Apparently enforcing the law is bad for somebody's business:
The state budget, echoing a directive from the N.C. Marine Fisheries Commission, gave Dr. Louis Daniel, NCDMF’s executive director, the authority to enter into an Joint Enforcement Agreement with the National Marine Fisheries Service that would provide the state with an estimated $600,000 per year to allow the marine patrol and NMFS enforcement officers to respond to fisheries violations in either state or federal waters off North Carolina.
But Daniel is apparently waiting on directions from John Skvarla, director of the NCDMF’s parent N.C. Department of Environment and Natural Resources, before doing anything. And Skvarla is apparently waiting for an okay from Gov. Pat McCrory. Why? Six weeks ago, Daniel, Skvarla, McCrory, Rep.
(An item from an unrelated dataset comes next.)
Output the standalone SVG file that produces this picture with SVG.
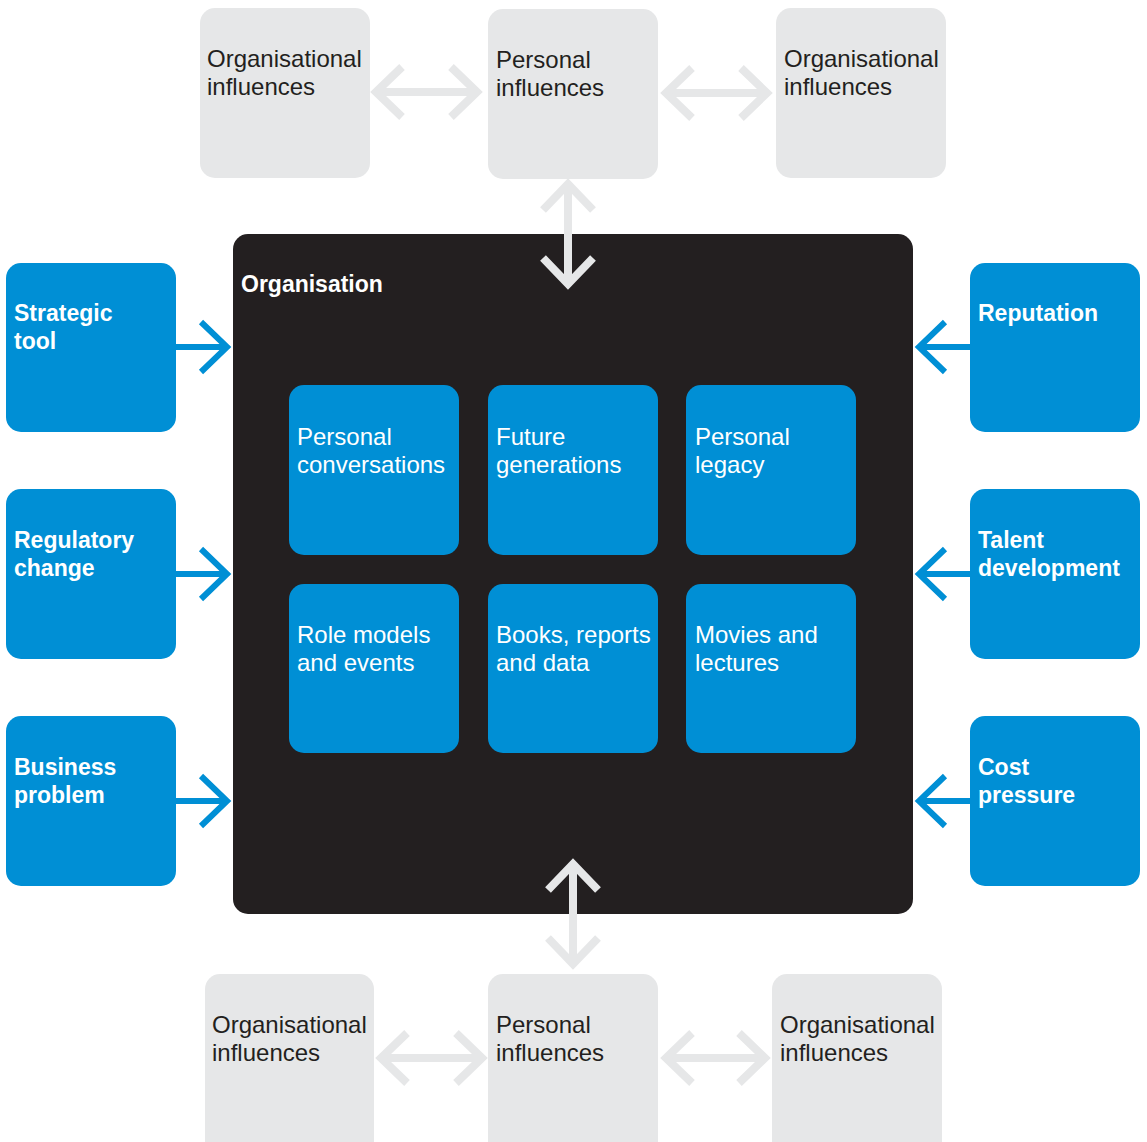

Thom Tillis (speaker of the state house and a candidate for the U.S. Senate) and Sen. Rep. Phil Berger (president of the state senate) received a letter from 10 Republican legislators expressing their opposition to the JEA, despite its having been part of the budget that was passed by both Republican-controlled houses of the legislature.
They cut the Fishery's enforcement budget in lieu of receiving these Federal dollars, and now they're trying to block that partnership. And the only logical reason is: The big commercial fishing operations are profiting from violations of the law, and they want to sink the boats of those who are tasked with enforcing them. Law and order, indeed.